Every line from the start of the entries up to and including the one bearing "import * as" must be printed verbatim, without the pictures.

# ENTRIES SHOWN
• • • • •
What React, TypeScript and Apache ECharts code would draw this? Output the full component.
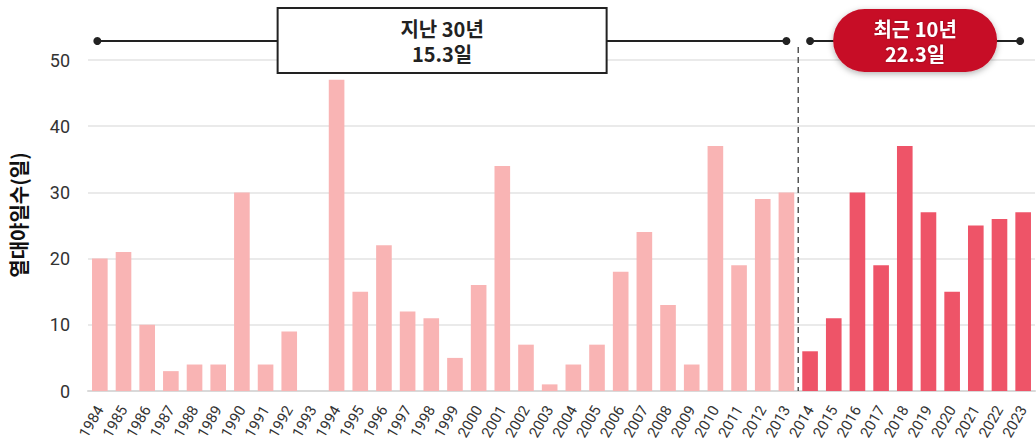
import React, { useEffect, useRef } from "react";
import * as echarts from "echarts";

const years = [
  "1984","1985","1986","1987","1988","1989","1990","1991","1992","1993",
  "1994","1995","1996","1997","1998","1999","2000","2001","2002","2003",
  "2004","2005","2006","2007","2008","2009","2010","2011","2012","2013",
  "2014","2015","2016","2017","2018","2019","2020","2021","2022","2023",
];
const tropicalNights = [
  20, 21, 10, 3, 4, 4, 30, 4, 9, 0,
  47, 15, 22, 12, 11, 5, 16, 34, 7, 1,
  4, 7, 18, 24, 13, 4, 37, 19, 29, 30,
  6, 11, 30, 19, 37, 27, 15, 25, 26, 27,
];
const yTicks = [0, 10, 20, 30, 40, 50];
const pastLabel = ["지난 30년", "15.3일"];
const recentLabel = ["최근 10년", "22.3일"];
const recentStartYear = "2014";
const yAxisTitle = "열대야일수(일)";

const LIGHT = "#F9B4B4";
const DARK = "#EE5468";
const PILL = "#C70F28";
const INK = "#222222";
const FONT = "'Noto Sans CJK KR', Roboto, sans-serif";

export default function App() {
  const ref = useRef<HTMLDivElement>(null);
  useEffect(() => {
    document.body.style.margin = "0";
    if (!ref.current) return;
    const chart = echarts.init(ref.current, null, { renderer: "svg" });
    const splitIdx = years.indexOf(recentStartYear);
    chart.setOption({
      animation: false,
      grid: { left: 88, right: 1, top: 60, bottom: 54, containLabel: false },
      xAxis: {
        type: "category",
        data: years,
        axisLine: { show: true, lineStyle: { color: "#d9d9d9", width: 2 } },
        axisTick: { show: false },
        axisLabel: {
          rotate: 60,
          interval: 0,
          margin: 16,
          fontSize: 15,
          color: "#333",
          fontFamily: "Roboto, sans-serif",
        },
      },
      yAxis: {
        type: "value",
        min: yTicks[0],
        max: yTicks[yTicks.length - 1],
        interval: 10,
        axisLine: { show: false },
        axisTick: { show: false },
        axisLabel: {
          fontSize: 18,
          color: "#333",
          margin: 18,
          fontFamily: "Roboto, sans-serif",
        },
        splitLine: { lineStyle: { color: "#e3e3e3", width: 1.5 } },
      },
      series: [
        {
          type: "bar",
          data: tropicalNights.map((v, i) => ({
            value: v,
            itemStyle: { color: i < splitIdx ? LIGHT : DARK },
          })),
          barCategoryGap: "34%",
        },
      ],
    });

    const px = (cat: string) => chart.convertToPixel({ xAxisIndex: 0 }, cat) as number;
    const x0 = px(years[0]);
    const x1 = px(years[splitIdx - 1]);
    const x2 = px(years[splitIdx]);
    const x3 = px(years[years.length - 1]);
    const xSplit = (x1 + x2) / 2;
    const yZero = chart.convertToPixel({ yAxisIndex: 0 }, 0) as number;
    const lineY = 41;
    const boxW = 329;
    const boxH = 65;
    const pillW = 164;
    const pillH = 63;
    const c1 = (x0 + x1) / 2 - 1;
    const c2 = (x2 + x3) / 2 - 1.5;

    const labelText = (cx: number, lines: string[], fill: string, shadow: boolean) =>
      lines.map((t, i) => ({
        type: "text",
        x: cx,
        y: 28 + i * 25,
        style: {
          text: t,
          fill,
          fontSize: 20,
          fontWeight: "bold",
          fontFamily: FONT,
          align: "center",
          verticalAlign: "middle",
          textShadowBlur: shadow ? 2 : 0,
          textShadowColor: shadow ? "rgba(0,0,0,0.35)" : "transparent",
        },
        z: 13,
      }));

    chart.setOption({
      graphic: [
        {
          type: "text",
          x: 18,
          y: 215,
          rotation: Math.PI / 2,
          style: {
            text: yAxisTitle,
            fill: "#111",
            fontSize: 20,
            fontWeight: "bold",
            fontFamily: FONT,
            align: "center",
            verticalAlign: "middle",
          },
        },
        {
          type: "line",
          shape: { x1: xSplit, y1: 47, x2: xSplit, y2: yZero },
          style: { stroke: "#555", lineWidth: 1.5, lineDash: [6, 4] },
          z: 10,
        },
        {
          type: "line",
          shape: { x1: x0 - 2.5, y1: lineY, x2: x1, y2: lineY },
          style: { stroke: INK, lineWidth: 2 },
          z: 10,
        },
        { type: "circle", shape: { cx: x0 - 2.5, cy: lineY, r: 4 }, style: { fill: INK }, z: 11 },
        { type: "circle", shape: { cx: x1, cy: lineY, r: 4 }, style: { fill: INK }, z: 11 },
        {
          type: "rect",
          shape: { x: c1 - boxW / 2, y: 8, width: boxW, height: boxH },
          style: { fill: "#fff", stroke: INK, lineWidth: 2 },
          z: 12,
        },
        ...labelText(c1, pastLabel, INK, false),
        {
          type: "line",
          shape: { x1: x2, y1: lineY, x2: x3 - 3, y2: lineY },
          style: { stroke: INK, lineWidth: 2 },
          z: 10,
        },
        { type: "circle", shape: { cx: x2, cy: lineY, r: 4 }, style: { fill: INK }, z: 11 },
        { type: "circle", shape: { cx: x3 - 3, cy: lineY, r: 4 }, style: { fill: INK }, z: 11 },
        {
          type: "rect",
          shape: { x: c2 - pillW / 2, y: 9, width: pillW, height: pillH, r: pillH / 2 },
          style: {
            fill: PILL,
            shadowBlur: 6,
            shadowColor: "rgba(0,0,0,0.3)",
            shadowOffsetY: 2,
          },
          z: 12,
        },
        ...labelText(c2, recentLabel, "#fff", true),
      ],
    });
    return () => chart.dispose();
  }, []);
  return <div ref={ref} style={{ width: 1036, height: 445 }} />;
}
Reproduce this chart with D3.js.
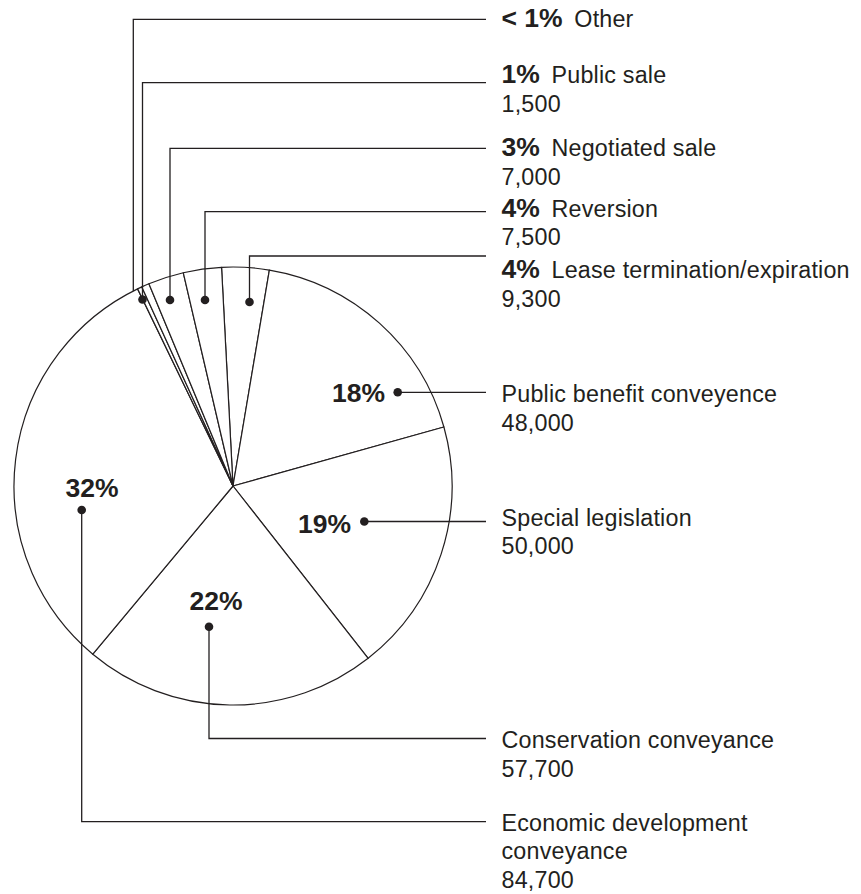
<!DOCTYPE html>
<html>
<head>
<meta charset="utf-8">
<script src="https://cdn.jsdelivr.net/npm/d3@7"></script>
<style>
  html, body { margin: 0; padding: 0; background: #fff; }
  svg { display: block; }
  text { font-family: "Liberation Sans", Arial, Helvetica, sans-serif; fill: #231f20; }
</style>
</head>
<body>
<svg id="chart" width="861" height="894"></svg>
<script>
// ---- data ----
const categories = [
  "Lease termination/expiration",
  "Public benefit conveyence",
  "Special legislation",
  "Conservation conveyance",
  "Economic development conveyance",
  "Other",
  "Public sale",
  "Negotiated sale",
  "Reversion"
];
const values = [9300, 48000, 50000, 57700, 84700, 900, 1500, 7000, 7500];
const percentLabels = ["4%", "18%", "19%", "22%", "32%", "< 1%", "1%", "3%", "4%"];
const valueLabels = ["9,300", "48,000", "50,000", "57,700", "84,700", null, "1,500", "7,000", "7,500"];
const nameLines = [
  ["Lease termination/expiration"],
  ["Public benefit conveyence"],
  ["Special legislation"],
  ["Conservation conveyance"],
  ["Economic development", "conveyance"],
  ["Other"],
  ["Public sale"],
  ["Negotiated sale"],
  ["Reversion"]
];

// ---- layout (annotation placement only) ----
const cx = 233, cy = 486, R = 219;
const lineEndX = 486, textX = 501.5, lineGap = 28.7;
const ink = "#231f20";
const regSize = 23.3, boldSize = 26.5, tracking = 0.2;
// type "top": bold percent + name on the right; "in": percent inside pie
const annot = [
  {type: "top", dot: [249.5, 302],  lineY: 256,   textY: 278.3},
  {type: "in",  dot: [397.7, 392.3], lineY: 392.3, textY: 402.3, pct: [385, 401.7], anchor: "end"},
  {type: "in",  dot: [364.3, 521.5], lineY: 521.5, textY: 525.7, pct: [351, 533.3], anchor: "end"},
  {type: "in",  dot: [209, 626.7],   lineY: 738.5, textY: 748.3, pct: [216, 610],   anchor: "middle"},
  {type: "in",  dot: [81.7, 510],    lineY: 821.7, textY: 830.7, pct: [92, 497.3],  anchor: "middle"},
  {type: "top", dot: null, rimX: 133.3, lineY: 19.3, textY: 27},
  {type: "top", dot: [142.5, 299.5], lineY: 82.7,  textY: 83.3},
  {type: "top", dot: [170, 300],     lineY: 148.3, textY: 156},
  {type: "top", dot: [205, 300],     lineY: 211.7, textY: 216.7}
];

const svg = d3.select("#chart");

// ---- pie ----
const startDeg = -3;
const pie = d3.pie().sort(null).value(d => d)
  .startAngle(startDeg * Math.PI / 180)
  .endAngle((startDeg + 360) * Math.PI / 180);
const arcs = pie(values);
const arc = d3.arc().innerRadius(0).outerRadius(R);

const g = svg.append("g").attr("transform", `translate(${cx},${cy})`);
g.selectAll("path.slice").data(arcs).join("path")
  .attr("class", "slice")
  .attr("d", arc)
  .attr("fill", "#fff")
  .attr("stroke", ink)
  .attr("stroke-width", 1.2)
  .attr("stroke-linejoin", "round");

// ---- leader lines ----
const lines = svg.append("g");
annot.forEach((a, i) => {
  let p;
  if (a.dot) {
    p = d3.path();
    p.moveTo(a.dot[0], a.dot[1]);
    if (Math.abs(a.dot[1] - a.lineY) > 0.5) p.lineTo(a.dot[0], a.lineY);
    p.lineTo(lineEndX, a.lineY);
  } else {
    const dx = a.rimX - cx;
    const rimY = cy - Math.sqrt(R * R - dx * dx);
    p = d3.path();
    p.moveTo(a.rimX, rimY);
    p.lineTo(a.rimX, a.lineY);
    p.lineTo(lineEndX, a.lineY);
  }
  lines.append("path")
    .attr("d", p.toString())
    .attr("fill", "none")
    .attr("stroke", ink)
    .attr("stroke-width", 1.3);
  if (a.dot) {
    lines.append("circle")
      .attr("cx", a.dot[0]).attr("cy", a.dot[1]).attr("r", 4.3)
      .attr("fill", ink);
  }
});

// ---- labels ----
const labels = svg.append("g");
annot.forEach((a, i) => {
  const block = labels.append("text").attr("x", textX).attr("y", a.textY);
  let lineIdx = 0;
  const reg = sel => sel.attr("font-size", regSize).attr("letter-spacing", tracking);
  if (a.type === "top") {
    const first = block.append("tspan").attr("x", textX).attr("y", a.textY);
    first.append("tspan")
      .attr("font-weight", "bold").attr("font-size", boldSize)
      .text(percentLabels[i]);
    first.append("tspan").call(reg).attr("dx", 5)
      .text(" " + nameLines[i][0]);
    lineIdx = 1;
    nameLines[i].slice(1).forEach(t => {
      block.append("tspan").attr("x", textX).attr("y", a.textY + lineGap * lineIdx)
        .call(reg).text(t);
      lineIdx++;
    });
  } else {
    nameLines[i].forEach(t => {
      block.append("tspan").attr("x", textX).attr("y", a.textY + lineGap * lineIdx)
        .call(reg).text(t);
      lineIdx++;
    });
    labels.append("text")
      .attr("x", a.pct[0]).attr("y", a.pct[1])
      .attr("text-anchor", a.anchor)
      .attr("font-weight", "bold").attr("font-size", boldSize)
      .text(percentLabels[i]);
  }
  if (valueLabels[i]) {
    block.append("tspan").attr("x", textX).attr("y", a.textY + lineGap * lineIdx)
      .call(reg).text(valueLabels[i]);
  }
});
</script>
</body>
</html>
• • • • •
# SOLUTION FOR THIS TASK
What React, TypeScript and Apache ECharts code would draw this? Output the full component.
import React, { useEffect, useRef } from "react";
import * as echarts from "echarts";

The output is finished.